REQUIREMENTS >>
Skip all pictures, then copy the lines from the start of the data through the line with "plt.rcParams['axes.unicode_minus'] = False", keeping both ends.

COLLECTED DATA >>
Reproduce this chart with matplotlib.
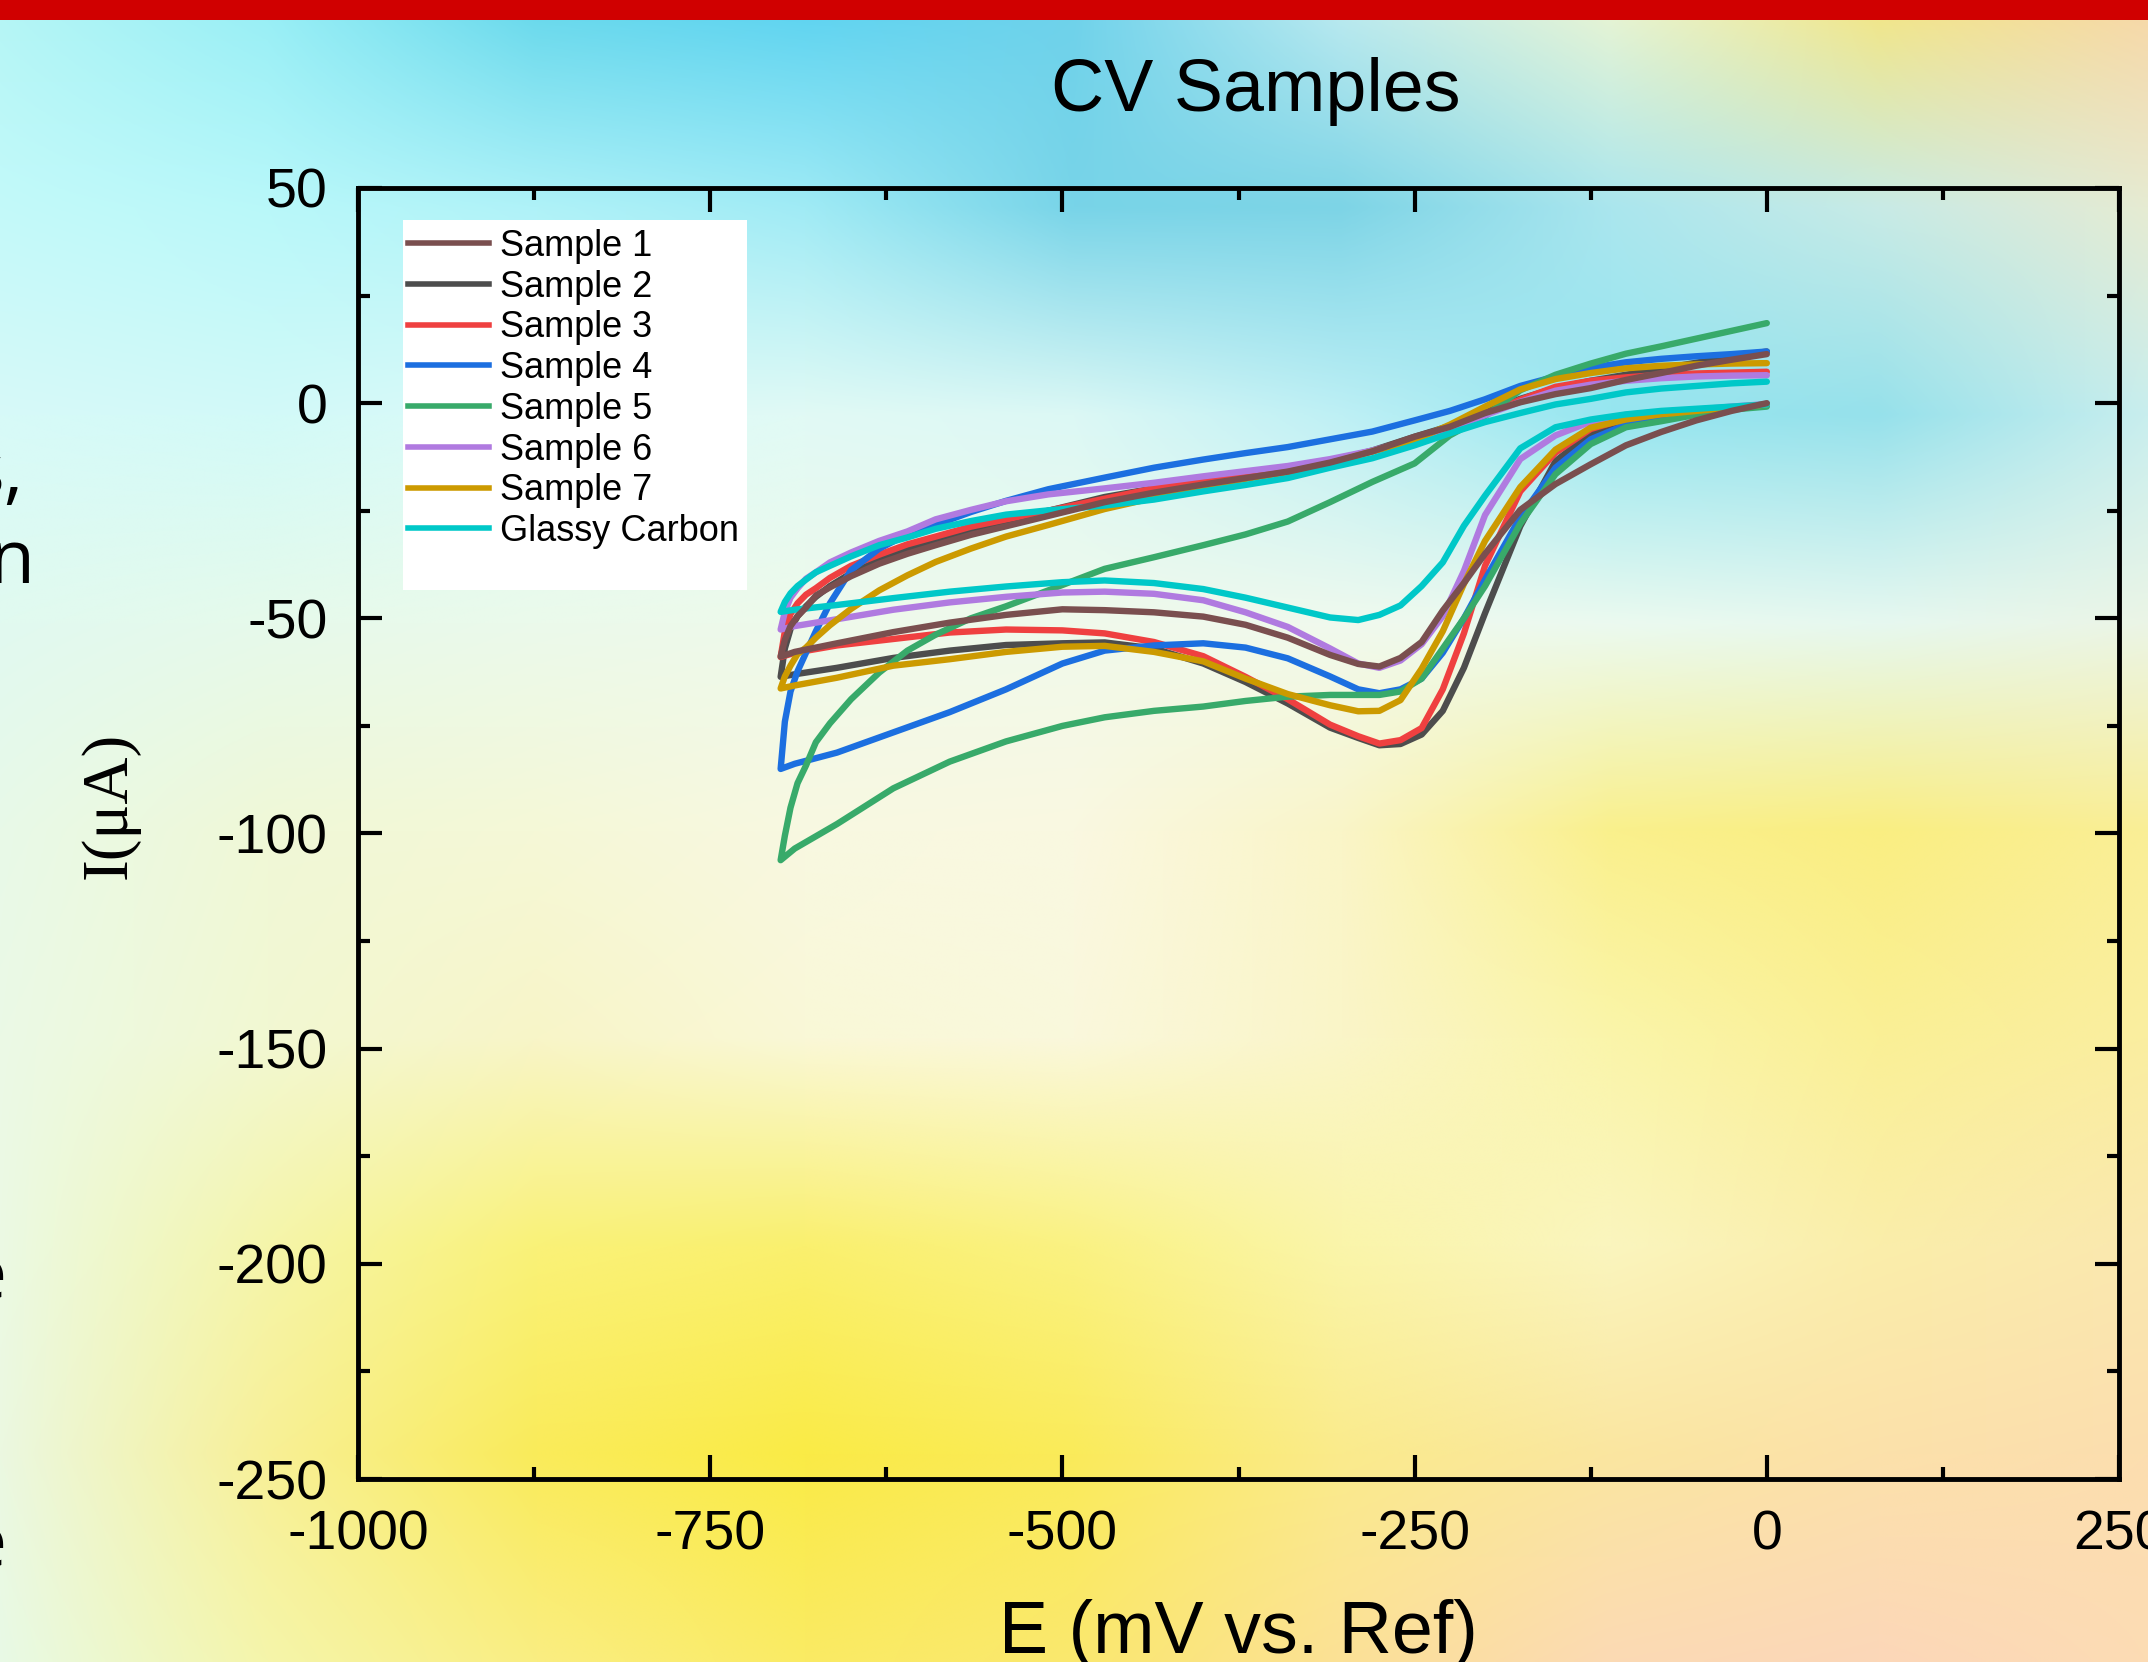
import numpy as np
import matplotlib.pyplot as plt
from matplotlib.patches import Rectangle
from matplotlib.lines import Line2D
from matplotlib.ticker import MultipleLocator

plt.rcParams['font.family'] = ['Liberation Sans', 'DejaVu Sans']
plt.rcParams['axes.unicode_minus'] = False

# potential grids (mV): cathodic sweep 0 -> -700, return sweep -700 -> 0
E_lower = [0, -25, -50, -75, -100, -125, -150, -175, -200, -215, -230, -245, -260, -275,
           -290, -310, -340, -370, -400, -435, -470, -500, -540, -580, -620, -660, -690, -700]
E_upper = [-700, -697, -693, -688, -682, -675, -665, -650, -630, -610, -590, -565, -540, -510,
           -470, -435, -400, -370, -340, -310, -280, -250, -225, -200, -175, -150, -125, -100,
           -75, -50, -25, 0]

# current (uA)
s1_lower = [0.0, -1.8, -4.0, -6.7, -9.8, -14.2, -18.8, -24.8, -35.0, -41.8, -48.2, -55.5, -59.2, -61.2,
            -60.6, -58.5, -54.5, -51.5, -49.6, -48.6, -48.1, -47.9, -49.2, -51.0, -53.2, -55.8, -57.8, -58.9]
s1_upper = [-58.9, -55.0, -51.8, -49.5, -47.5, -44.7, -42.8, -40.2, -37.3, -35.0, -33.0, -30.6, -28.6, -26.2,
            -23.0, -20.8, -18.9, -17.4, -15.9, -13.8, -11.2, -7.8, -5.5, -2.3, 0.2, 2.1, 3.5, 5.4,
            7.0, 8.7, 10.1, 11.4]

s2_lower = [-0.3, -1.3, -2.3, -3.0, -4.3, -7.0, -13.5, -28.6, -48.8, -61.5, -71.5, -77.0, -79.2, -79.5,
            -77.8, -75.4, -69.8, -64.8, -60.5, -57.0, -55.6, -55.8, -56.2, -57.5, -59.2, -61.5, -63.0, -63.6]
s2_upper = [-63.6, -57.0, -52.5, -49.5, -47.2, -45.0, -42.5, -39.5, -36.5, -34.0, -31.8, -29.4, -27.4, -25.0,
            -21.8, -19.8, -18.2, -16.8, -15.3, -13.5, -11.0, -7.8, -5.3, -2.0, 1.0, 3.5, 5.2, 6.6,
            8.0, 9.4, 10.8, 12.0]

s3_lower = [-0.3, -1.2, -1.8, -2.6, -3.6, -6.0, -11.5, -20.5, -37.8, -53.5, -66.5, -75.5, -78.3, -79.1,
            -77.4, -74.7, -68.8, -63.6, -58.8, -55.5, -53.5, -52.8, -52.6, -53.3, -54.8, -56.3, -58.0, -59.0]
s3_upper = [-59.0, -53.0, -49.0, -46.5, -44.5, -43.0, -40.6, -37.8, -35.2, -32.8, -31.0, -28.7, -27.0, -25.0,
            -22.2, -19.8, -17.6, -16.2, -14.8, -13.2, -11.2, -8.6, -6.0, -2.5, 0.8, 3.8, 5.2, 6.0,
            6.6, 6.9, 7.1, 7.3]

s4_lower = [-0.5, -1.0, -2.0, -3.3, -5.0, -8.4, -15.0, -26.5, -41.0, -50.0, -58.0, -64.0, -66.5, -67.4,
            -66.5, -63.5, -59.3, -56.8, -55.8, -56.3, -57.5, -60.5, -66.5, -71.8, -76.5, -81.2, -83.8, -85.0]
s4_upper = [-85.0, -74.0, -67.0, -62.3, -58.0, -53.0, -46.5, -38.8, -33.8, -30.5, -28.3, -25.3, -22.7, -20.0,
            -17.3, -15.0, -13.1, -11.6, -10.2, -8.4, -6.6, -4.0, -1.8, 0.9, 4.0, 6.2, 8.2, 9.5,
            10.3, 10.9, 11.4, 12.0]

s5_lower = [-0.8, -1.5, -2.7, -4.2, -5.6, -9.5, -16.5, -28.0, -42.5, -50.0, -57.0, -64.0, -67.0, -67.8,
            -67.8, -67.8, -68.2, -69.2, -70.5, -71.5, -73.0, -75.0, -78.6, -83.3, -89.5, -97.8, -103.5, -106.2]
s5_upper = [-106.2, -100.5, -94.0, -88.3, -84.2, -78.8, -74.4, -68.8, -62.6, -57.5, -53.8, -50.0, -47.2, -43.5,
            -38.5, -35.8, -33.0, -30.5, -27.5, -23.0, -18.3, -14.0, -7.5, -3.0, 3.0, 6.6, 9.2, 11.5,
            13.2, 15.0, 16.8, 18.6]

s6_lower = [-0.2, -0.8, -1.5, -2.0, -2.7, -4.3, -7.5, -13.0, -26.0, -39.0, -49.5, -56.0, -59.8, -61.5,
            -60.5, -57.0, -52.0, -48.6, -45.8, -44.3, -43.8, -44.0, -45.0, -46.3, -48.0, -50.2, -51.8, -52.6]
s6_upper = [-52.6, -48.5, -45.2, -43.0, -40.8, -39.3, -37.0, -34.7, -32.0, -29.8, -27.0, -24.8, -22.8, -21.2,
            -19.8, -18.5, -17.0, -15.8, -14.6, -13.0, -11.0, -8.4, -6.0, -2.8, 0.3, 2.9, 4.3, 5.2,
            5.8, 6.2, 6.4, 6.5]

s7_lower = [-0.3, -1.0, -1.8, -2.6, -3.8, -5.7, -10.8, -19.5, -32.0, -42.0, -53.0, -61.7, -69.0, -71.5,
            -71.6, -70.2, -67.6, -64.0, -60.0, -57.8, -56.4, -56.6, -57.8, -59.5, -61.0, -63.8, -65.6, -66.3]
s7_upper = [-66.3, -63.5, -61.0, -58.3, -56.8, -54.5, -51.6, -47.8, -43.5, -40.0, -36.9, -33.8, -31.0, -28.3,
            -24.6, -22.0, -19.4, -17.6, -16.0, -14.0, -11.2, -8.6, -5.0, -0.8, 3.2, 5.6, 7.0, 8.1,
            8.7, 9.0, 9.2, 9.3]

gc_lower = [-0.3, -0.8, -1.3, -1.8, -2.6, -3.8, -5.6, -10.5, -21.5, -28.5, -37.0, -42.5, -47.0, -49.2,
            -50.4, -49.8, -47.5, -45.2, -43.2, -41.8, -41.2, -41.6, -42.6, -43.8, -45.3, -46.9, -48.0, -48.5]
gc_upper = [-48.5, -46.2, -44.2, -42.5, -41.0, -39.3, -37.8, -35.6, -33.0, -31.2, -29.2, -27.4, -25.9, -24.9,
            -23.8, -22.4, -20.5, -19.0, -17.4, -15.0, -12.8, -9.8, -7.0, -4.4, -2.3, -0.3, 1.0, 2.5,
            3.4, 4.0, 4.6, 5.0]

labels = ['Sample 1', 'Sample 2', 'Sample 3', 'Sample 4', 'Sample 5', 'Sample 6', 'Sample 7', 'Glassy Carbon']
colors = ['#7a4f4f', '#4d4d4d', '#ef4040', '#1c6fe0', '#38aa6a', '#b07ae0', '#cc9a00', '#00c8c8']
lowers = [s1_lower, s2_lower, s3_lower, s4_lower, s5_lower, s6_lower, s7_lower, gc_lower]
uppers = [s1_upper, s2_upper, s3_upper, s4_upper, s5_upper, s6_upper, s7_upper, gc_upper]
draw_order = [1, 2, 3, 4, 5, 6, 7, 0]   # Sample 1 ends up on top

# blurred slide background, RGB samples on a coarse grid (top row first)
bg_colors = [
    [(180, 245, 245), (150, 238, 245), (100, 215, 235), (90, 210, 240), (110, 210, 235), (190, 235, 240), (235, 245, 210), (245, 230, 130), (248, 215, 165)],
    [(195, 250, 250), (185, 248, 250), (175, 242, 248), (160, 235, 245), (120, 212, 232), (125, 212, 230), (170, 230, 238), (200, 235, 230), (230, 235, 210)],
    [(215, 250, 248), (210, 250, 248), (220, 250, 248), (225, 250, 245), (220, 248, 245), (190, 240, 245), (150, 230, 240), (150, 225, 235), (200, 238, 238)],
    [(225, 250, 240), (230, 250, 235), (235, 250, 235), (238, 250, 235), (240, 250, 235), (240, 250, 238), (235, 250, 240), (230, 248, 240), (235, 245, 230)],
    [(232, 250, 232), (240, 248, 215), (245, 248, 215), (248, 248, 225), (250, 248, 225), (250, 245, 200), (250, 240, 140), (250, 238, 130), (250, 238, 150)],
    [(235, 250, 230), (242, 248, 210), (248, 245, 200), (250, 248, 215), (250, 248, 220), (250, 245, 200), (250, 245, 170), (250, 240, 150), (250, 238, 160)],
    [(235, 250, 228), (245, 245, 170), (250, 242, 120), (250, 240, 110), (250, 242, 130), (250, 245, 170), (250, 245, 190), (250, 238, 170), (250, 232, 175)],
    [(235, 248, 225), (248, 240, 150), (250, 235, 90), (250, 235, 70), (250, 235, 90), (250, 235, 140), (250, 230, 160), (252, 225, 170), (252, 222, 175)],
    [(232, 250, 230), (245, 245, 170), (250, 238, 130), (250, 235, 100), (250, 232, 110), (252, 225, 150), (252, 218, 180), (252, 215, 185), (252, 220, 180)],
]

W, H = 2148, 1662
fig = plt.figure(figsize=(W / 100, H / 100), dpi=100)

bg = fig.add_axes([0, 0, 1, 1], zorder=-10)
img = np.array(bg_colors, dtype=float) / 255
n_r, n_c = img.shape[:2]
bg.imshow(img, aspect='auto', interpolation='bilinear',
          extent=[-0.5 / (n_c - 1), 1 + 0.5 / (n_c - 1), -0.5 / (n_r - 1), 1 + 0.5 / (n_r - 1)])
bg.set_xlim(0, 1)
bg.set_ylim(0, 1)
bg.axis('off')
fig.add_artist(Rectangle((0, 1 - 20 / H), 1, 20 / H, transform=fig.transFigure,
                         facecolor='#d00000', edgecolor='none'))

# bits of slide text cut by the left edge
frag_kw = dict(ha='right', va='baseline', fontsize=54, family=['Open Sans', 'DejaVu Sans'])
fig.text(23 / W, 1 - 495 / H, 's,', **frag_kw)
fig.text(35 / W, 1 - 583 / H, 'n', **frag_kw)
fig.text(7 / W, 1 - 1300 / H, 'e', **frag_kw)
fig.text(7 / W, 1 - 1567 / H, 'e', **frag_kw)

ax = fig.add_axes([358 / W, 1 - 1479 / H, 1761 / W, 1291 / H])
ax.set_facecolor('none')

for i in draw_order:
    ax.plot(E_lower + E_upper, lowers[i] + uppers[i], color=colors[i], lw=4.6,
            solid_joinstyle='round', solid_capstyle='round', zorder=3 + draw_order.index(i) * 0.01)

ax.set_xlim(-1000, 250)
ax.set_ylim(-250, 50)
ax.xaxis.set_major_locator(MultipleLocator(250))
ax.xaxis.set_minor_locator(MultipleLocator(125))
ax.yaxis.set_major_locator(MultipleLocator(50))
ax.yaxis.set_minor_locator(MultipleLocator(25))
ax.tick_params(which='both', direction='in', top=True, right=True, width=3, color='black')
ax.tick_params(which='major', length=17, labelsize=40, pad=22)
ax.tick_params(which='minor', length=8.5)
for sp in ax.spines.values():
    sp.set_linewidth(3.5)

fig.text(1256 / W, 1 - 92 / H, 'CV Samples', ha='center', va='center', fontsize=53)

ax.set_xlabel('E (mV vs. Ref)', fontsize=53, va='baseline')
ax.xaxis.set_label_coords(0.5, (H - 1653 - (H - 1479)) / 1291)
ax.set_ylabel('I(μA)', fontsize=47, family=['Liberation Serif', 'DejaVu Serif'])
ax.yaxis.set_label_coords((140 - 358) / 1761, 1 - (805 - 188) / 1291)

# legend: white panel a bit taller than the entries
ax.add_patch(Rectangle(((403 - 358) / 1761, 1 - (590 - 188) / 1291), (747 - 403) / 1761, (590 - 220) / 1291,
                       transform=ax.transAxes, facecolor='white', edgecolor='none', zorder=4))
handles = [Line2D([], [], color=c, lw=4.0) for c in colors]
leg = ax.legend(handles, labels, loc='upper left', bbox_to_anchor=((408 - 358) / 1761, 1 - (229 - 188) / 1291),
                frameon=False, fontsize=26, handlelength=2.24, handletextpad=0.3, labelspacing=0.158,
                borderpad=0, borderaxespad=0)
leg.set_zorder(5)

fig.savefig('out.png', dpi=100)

SOLVED EXERCISE >>
Reproduce this chart with matplotlib.
import numpy as np
import matplotlib.pyplot as plt
from matplotlib.patches import Rectangle
from matplotlib.lines import Line2D
from matplotlib.ticker import MultipleLocator

plt.rcParams['font.family'] = ['Liberation Sans', 'DejaVu Sans']
plt.rcParams['axes.unicode_minus'] = False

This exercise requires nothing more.